By 2010 BCE, some of the earliest recorded farmers had settled in Beidha, a Pre-Pottery Neolithic settlement just north of Petra. Petra is listed in Egyptian campaign accounts and the Amarna letters as Pel, Sela or Seir. Though the city was founded relatively late, a sanctuary has existed there since very ancient times. Historian Josephus (ca. 37–100) describes the region as inhabited by the Midianite nation as early as 1340 BC, and that the nation was governed by five kings, whom he names: "Rekem; the city which bears his name ranks highest in the land of the Arabs and to this day is called by the whole Arabian nation, after the name of its royal founder, Rekeme: called Petra by the Greeks." The famed architecture of Petra, and other Nabataean sites were built during indigenous rule in early antiquity.

The Nabataeans were one among several nomadic Bedouin tribes that roamed the Arabian Desert and moved with their herds to wherever they could find pasture and water. They became familiar with their area as seasons passed, and they struggled to survive during bad years when seasonal rainfall diminished. Although the Nabataeans were initially embedded in Aramaic culture, theories about them having Aramean roots are rejected by modern scholars. Instead, archaeological, religious and linguistic evidence confirm that they are a northern Arabian tribe.

The Semitic name of the city, if not Sela, remains unknown.

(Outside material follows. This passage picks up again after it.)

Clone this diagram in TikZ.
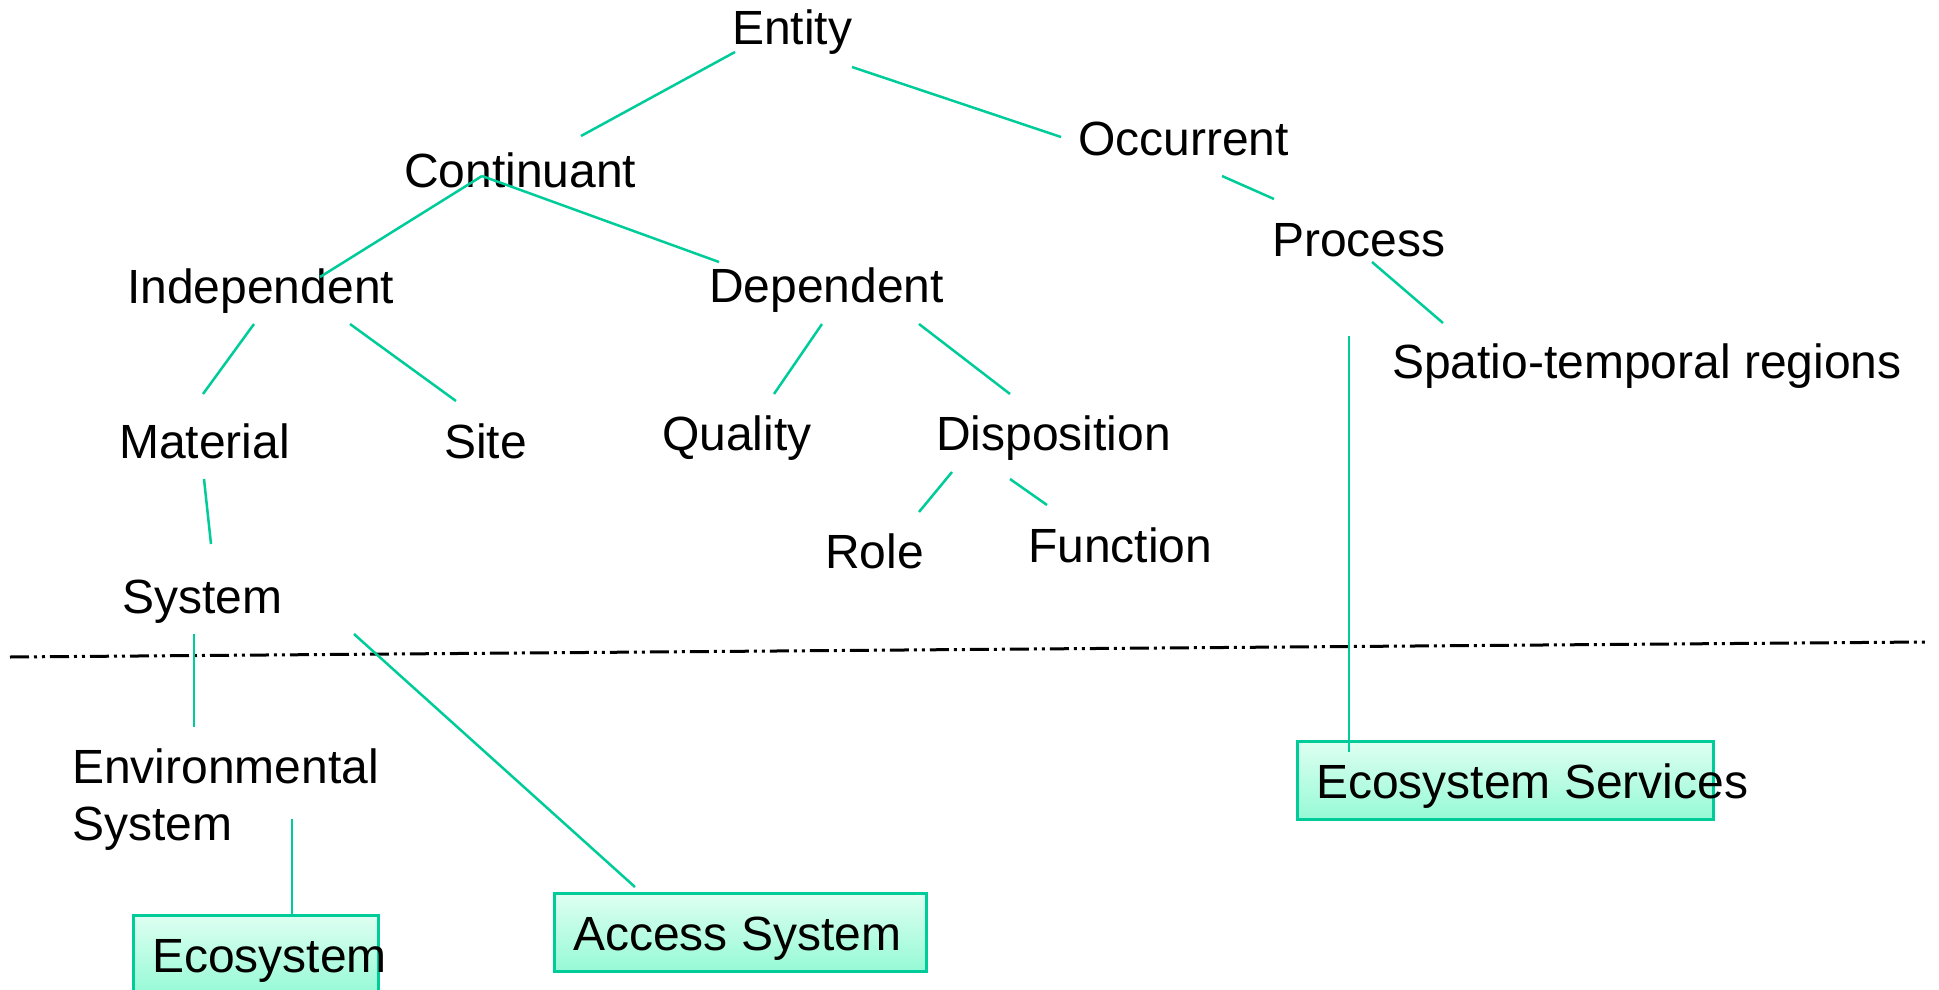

The passage in Diodorus Siculus (xix. 94–97) which describes the expeditions which Antigonus sent against the Nabataeans in 312 BC is understood to throw some light upon the history of Petra, but the "petra" (rock) referred to as a natural fortress and place of refuge cannot be a proper name and the description implies that the metropolis was not yet in existence, although its place was used by Arabians.

The name "Rekem" was inscribed in the rock wall of the Wadi Musa opposite the entrance to the Siq. However, Jordan built a bridge over the wadi and this inscription was buried beneath tons of concrete.